The 86th Texas Legislature gaveled into session Tuesday. Dare we hope this is one session conducted by grownup legislators with grownup priorities, free of such distracting right-wing nonsense as the bathroom bill of 2017? Most talk suggests the interwoven issues of property-tax reform and school finance are top priorities this time around. Relief from Hurricane Harvey will also demand state cash as well as, we hope, some smarts on how to prevent further disaster. And there’s Lt. Gov. Dan Patrick’s promise to hike teacher pay by an average of $10,000. We’re eager to see how this is done without heaping more unfunded mandates on school districts.

In case legislators begin pondering expensive new initiatives, we advise them to closely consult State Comptroller Glenn Hegar’s sobering caveat in his just-released biennial revenue estimate, which includes $119.1 billion available for general-purpose spending in the 2020-21 biennium: Yes, state lawmakers, you probably will have enough money to get through the session, even with the expensive fix required to restore the state share of funding public schools, which has inexcusably ebbed from about 50 percent more than a decade ago to about 35 percent today (depending on how you figure the costs). We the local property taxpayers make up the difference. Keep your eyes on HJR 24.

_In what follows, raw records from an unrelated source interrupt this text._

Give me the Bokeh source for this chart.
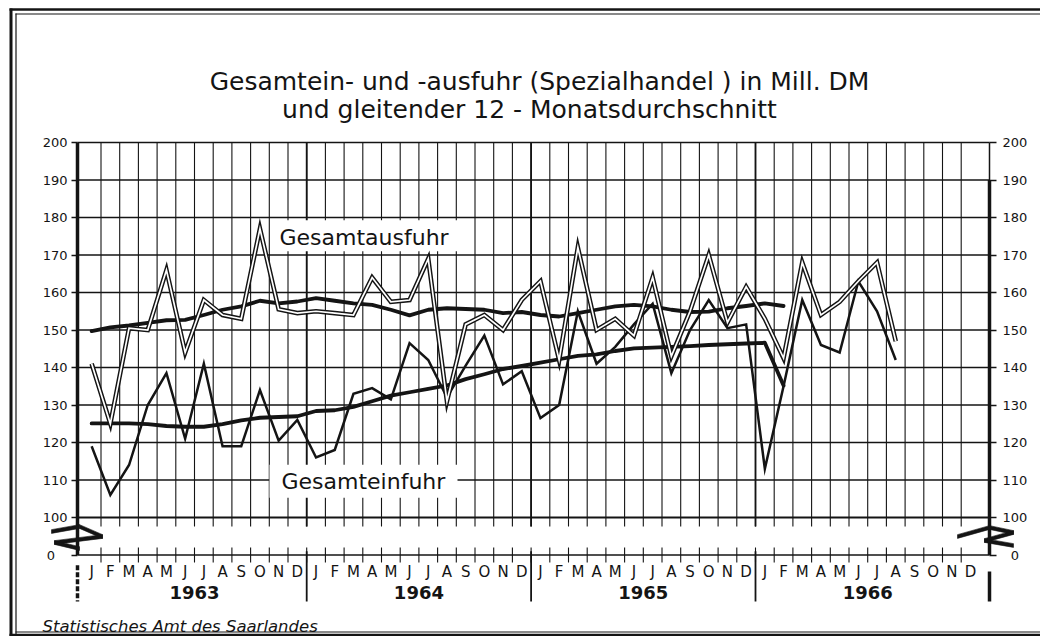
from bokeh.plotting import figure
from bokeh.models import Range1d, LinearAxis, FixedTicker
from bokeh.core.properties import value
from bokeh.embed import file_html
from bokeh.resources import INLINE

# ---------------- data ----------------
months = ["J", "F", "M", "A", "M", "J", "J", "A", "S", "O", "N", "D"]
years = ["1963", "1964", "1965", "1966"]

# Gesamtausfuhr, monthly (Jan 1963 - Aug 1966), Mill. DM
ausfuhr = [141, 125, 150.5, 150, 166, 144, 158, 154, 153, 177, 155.5, 154.5,
           155, 154.5, 154, 164, 157.5, 158, 169, 131, 151.5, 154, 150, 158,
           163, 142, 172, 150, 153, 148.5, 164, 143, 155, 170, 152, 161.5,
           153, 142.5, 168, 154, 157.5, 163, 168, 147]
# Gesamteinfuhr, monthly
einfuhr = [119, 106, 114, 130, 138.5, 121, 141, 119, 119, 134, 120.5, 126,
           116, 118, 133, 134.5, 131.5, 146.5, 142, 132, 140.5, 148.5, 135.5, 139,
           126.5, 130, 155, 141, 145.5, 151.5, 157, 138.5, 150, 158, 150.5, 151.5,
           113, 135, 158, 146, 144, 163, 155, 142]
# gleitender 12-Monatsdurchschnitt (Jan 1963 - Feb 1966)
ausfuhr_avg = [149.7, 150.7, 151.2, 151.9, 152.6, 152.7, 154, 155.4, 156.3, 157.8, 157.1, 157.6,
               158.5, 157.8, 157.1, 156.7, 155.4, 153.9, 155.4, 155.8, 155.6, 155.4, 154.5, 154.8,
               154, 153.6, 154.5, 155.4, 156.3, 156.7, 156.3, 155.4, 154.8, 154.9, 155.8, 156.4,
               157.1, 156.4]
einfuhr_avg = [125.1, 125.1, 125.1, 124.9, 124.4, 124.2, 124.2, 124.9, 125.9, 126.6, 126.8, 127,
               128.4, 128.6, 129.5, 131, 132.5, 133.4, 134.3, 135.2, 136.9, 138.2, 139.6, 140.4,
               141.3, 142.2, 143.1, 143.5, 144.4, 145.1, 145.3, 145.5, 145.7, 146, 146.2, 146.4,
               146.6, 135.2]

y_ticks = [90, 100, 110, 120, 130, 140, 150, 160, 170, 180, 190, 200]
ZERO_POS = 90  # broken axis: the value 0 is drawn at this position

# ---------------- layout helpers (picture pixel -> data) ----------------
X0PX, XSTEP = 82.8, 18.7     # pixel of month boundary 0, pixels per month
Y200PX, YSTEP = 143.0, 3.75  # pixel of value 200, pixels per unit
ORIGIN = 1                   # where the canvas lands in the picture

def px(x):
    return (x - X0PX) / XSTEP

def py(y):
    return 200 - (y - Y200PX) / YSTEP

INK = "#141414"
FONT = "DejaVu Sans"

W, H = 1040, 636
x_lo, x_hi = px(ORIGIN), px(ORIGIN + W)
y_lo, y_hi = py(ORIGIN + H), py(ORIGIN)
XL, XR = px(78), px(990)  # left / right axis lines

p = figure(width=W, height=H, x_range=Range1d(x_lo, x_hi), y_range=Range1d(y_lo, y_hi),
           x_axis_type=None, y_axis_type=None, title=None,
           output_backend="svg", toolbar_location=None, min_border=0)
p.outline_line_color = None
p.background_fill_color = "white"
p.border_fill_color = "white"

def make_axis(side, loc):
    labels = {t: str(t) for t in y_ticks}
    labels[ZERO_POS] = "0\u00a0\u00a0\u00a0" if side == "left" else "\u00a0\u00a00"
    ax = LinearAxis(ticker=FixedTicker(ticks=y_ticks), major_label_overrides=labels,
                    fixed_location=loc,
                    axis_line_color=None, major_tick_in=0, major_tick_out=6 if side == "left" else 7,
                    major_tick_line_color=INK, major_tick_line_width=1.5,
                    minor_tick_line_color=None,
                    major_label_text_font=FONT, major_label_text_font_size="13px",
                    major_label_text_color=INK,
                    major_label_standoff=4 if side == "left" else 6)
    p.add_layout(ax, side)

make_axis("left", XL)
make_axis("right", XR)

# outer frame of the sheet (double line at left and top)
p.segment(x0=[px(11.5), px(16.5)], x1=[px(11.5), px(16.5)], y0=[py(9), py(14)], y1=[py(640), py(636)],
          line_color=INK, line_width=[3, 1.2])
p.segment(x0=[px(10), px(16)], x1=[x_hi, x_hi], y0=[py(10), py(14.5)], y1=[py(10), py(14.5)],
          line_color=INK, line_width=[2.5, 1.2])
p.segment(x0=[px(10), px(16)], x1=[x_hi, x_hi], y0=[py(635.5), py(632.5)], y1=[py(635.5), py(632.5)],
          line_color=INK, line_width=[2.5, 1.0])

# grid
vk = list(range(1, 48))
p.segment(x0=vk, x1=vk, y0=[97.6] * len(vk), y1=[200] * len(vk), line_color=INK, line_width=1.1)
yr = [12, 24, 36]
p.segment(x0=yr, x1=yr, y0=[97.6] * 3, y1=[200] * 3, line_color=INK, line_width=1.8)
p.segment(x0=yr, x1=yr, y0=[91] * 3, y1=[77.6] * 3, line_color=INK, line_width=1.8)
hy = list(range(110, 200, 10))
p.segment(x0=[XL] * len(hy), x1=[XR] * len(hy), y0=hy, y1=hy, line_color=INK, line_width=1.3)
p.segment(x0=[XL], x1=[XR], y0=[200], y1=[200], line_color=INK, line_width=1.5)
p.segment(x0=[XL], x1=[XR], y0=[100], y1=[100], line_color=INK, line_width=2.2)
# zero line with month ticks
p.segment(x0=[XL], x1=[XR], y0=[ZERO_POS], y1=[ZERO_POS], line_color=INK, line_width=1.6)
p.segment(x0=vk, x1=vk, y0=[ZERO_POS - 2] * len(vk), y1=[ZERO_POS + 2] * len(vk), line_color=INK, line_width=1.1)
# axis lines
p.segment(x0=[XL], x1=[XL], y0=[200], y1=[ZERO_POS], line_color=INK, line_width=3.5)
p.segment(x0=[XL], x1=[XL], y0=[87.3], y1=[77.6], line_color=INK, line_width=3.5, line_dash="5 2")
p.segment(x0=[XR], x1=[XR], y0=[200], y1=[190], line_color=INK, line_width=1.5)
p.segment(x0=[XR], x1=[XR], y0=[190], y1=[ZERO_POS], line_color=INK, line_width=3.5)
p.segment(x0=[XR], x1=[XR], y0=[85.6], y1=[77.6], line_color=INK, line_width=3.5)

# white boxes behind the series labels
p.quad(left=[px(272), px(270)], right=[px(458), px(458)], bottom=[171.0, 105.3], top=[179.3, 114.1],
       fill_color="white", line_color=None)

# data lines
xa = [i + 0.5 for i in range(len(ausfuhr))]
xe = [i + 0.5 for i in range(len(einfuhr))]
xaa = [i + 0.5 for i in range(len(ausfuhr_avg))]
xea = [i + 0.5 for i in range(len(einfuhr_avg))]
p.line(xaa, ausfuhr_avg, line_color=INK, line_width=3.8, line_join="round", line_cap="round")
p.line(xea, einfuhr_avg, line_color=INK, line_width=3.8, line_join="round", line_cap="round")
p.line(xe, einfuhr, line_color=INK, line_width=2.5, line_join="miter")
p.line(xa, ausfuhr, line_color=INK, line_width=4.6, line_join="miter")
p.line(xa, ausfuhr, line_color="white", line_width=1.7, line_join="miter")

# texts
p.text(x=[px(540)], y=[py(82)], text=["Gesamtein- und -ausfuhr (Spezialhandel ) in Mill. DM"],
       text_font=value(FONT), text_font_size="25px", text_color=INK,
       text_align="center", text_baseline="middle")
p.text(x=[px(530)], y=[py(110)], text=["und gleitender 12 - Monatsdurchschnitt"],
       text_font=value(FONT), text_font_size="25px", text_color=INK,
       text_align="center", text_baseline="middle")
p.text(x=[px(280), px(282)], y=[py(238), py(482)], text=["Gesamtausfuhr", "Gesamteinfuhr"],
       text_font=value(FONT), text_font_size="22px", text_color=INK,
       text_align="left", text_baseline="middle")

mx = [12 * y + m + 0.5 for y in range(len(years)) for m in range(12)]
mt = [months[m] for y in range(len(years)) for m in range(12)]
p.text(x=mx, y=[py(572)] * len(mx), text=mt, text_font=value(FONT), text_font_size="15px",
       text_color=INK, text_align="center", text_baseline="middle")
p.text(x=[12 * y + 6 for y in range(len(years))], y=[py(593)] * len(years), text=years,
       text_font=value(FONT), text_font_size="18px", text_font_style="bold", text_color=INK,
       text_align="center", text_baseline="middle")
p.text(x=[px(43)], y=[py(627)], text=["Statistisches Amt des Saarlandes"],
       text_font=value(FONT), text_font_size="16.5px", text_font_style="italic",
       text_color=INK, text_align="left", text_baseline="middle")

# axis break marks (zig-zag), as thin filled bands
def band(pts, h=0.5):
    xs, ys = [], []
    for (xa0, ya0), (xa1, ya1) in zip(pts[:-1], pts[1:]):
        xs.append([xa0, xa1, xa1, xa0])
        ys.append([ya0 + h, ya1 + h, ya1 - h, ya0 - h])
    return xs, ys

left_break = [(px(52), py(532)), (px(80), py(527)), (px(103), py(537)), (px(55), py(543)), (px(80), py(549))]
right_break = [(px(958), py(537)), (px(990), py(528)), (px(1014), py(533)), (px(985), py(541)), (px(1014), py(546))]
for pts in (left_break, right_break):
    bx, by = band(pts)
    p.patches(bx, by, fill_color=INK, line_color=INK, line_width=0.6)

open("out.html", "w").write(file_html(p, INLINE))
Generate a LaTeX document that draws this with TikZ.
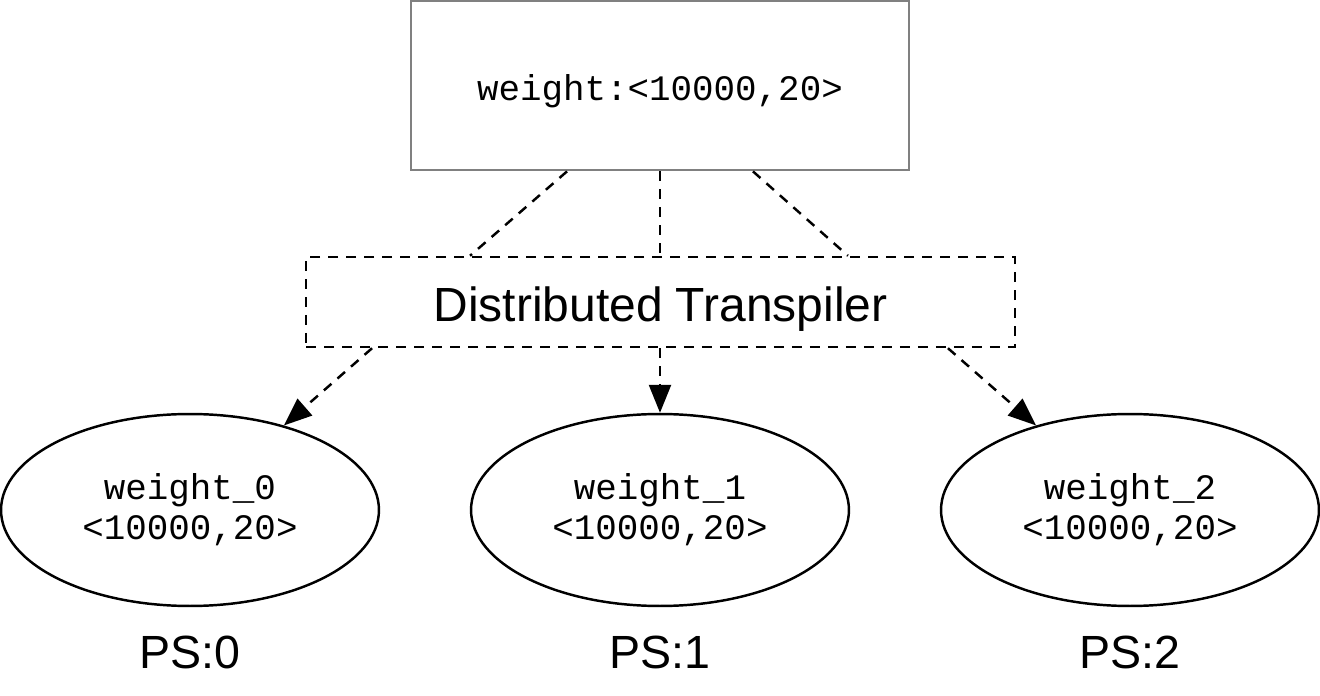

“Looking ahead to the 2020-21 biennium, we remain cautiously optimistic but recognize we are unlikely to see continued revenue growth at the unusually strong rates we have seen in recent months,” Comptroller Hegar grimly informed state lawmakers. “Oil prices have dropped sharply since October, financial markets have demonstrated increased volatility, interest rates have been rising and U.S. trade policy remains uncertain. As the nation’s leading export state, the Texas economy in particular is exposed to potential reductions in international trade.”

We praise Comptroller Hegar (whom we warmly endorsed in the fall election) for not playing political games but instead reflecting the growing concern that many economists and CEOs voice about the economy and possibility of a recession later this year or in 2020. That means legislators should demonstrate skepticism about gestures such as spending billions more in state revenue to bolster border security. Last we checked this was a federal responsibility. Given that President Trump claims the border situation is in crisis, isn’t it time then to consign the state’s beefed-up presence a colossal failure?

It also means that state lawmakers tripping all over themselves the past several sessions to cut more and more taxes might want to pause long enough to see if they have enough revenue coming in to cover enormous expenditures such as public education, infrastructure and health care. We lag behind in all three areas — not good for a state that pretends to cater to the business sector. That sector has steep expectations — and if the state falters in providing tomorrow’s educated workforce or making sure that goods and people get readily from Point A to Point B, then state leaders will be left to ponder a wilting Texas Miracle they weren’t smart enough to maintain to any lasting degree. We’ll know soon enough.